Hiobs Freunde tun deshalb gut daran, dass sie weder mit scharfsinnigen Erklärungen noch mit aufmunternden Ratschlägen zu trösten versuchen. Ihre Hilfe besteht vielmehr darin, Hiobs Verzweiflung in gemeinsamer Klage und Trauer mit ihm solidarisch und geduldig auszuhalten. Der Sinn, der hier von anderen Menschen geschenkt, ja gewissermaßen leihweise zur Verfügung gestellt wird, ist gerade kein umfassender Sinn in Gestalt eines biografischen, moralischen oder religiösen Lebenskonzeptes. Es ist vielmehr ein absichtsloser, tastender, unvollkommener Sinn, wie er durch elementare Vollzüge von Menschlichkeit und Mitmenschlichkeit – Liebe, Zärtlichkeit, Mitleid, Trost, Hoffnung, Vergebung, Freude, Humor – erfahren und vermittelt wird. In einem freundlichen Lächeln, in einer liebevollen Berührung, in einem treffenden Wort vermag uns ja bisweilen die ganze Fülle unseres Lebens blitzartig aufzuscheinen …

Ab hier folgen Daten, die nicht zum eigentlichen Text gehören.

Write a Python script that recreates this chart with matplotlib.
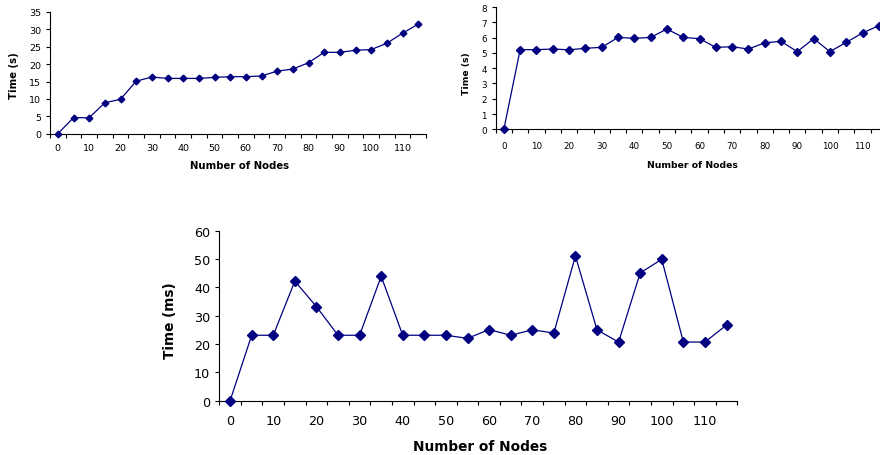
import matplotlib
matplotlib.use('Agg')
from matplotlib import pyplot as plt

plt.rcParams['font.family'] = ['DejaVu Sans']

nodes = [0, 5, 10, 15, 20, 25, 30, 35, 40, 45, 50, 55,
         60, 65, 70, 75, 80, 85, 90, 95, 100, 105, 110, 115]

# time in seconds, top left chart
time_a = [0, 4.6, 4.6, 8.9, 9.9, 15.1, 16.3, 15.9, 15.9, 15.9, 16.2, 16.4,
          16.4, 16.6, 18.0, 18.6, 20.4, 23.4, 23.4, 24.0, 24.2, 26.0, 28.9, 31.5]

# time in seconds, top right chart
time_b = [0, 5.21, 5.21, 5.25, 5.2, 5.3, 5.36, 6.01, 5.95, 6.01, 6.56, 6.01,
          5.93, 5.36, 5.4, 5.25, 5.66, 5.75, 5.08, 5.93, 5.08, 5.69, 6.3, 6.78]

# time in ms, bottom chart
time_c = [0, 23.1, 23.1, 42.2, 33.2, 23.1, 23.1, 43.9, 23.1, 23.1, 23.1, 22.0,
          25.1, 23.1, 25.0, 23.9, 51.1, 25.0, 20.7, 45.1, 49.9, 20.7, 20.7, 26.7]

NAVY = '#000080'
W, H = 880, 456


def box(left, top, right, bottom):
    return [left / W, 1 - bottom / H, (right - left) / W, (bottom - top) / H]


def excel_plot(fig, px, y, ymax, ystep, ylabel, fs, lfs, ms, xpad, ylab_px, xlab_px):
    left, top, right, bottom = px
    ax = fig.add_axes(box(left, top, right, bottom))
    idx = list(range(len(nodes)))
    ax.plot(idx, y, color=NAVY, lw=0.9, marker='D', ms=ms, mfc=NAVY, mec=NAVY,
            clip_on=False, zorder=5)
    ax.set_xlim(-0.5, len(nodes) - 0.5)
    ax.set_ylim(0, ymax)
    ax.spines['top'].set_visible(False)
    ax.spines['right'].set_visible(False)
    ax.spines['left'].set_linewidth(0.8)
    ax.spines['bottom'].set_linewidth(0.8)
    # ticks between categories, labels on every other category
    ax.set_xticks([i - 0.5 for i in range(len(nodes) + 1)])
    ax.set_xticklabels([])
    ax.set_xticks(idx[::2], minor=True)
    ax.set_xticklabels([str(n) for n in nodes[::2]], minor=True, fontsize=fs)
    ax.tick_params(axis='x', which='major', direction='out', length=3, width=0.8)
    ax.tick_params(axis='x', which='minor', length=0, pad=xpad)
    yt = list(range(0, ymax + 1, ystep))
    ax.set_yticks(yt)
    ax.set_yticklabels([str(v) for v in yt], fontsize=fs)
    ax.tick_params(axis='y', direction='out', length=3, width=0.8, pad=3.5)
    # axis titles placed by pixel centre
    fig.text(ylab_px[0] / W, 1 - ylab_px[1] / H, ylabel, rotation=90,
             ha='center', va='center', fontsize=lfs, fontweight='bold')
    fig.text(xlab_px[0] / W, 1 - xlab_px[1] / H, 'Number of Nodes',
             ha='center', va='center', fontsize=lfs, fontweight='bold')
    return ax


fig = plt.figure(figsize=(8.8, 4.56), dpi=100)

excel_plot(fig, (50, 13, 426, 134.7), time_a, 35, 5, 'Time (s)',
           6.8, 7.3, 3.4, 6.5, (14.3, 75.7), (240, 166))
excel_plot(fig, (495.7, 8, 887, 130.3), time_b, 8, 1, 'Time (s)',
           6.3, 6.7, 3.6, 8.2, (466, 74), (692, 165))
excel_plot(fig, (219.3, 231.7, 737.3, 401.7), time_c, 60, 10, 'Time (ms)',
           9.2, 9.8, 5.0, 9.5, (170, 320.7), (480, 447))

fig.savefig('out.png', dpi=100)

Christinnen und Christen dürfen im Zeichen von Kreuz und Auferstehung glauben, dass die glückhaften wie weniger glückhaften Wechselfälle ihres Lebens nicht nur von Gottes Macht, sondern insbesondere auch von Gottes Gnade umfasst sind. Vor dem geglaubten Horizont einer durch die Geschichte Jesu Christi mit der Geschichte Gottes verwobenen Lebensgeschichte lässt sich daher auch noch dort, wo alle eigenen Möglichkeiten zur Herstellung und Sicherung einer gesunden, glücklichen und sinnvollen Identität erschöpft scheinen, ein bei Gott aufgehobener und von Gott verheißener Sinn erahnen. „Das Leben ist nicht fair“ – aber es ist durch fragmentarische Sinnerfahrungen, wie sie uns nicht zuletzt in der Begegnung mit anderen Menschen zuteilwerden können, transparent für die Liebe und Güte Gottes.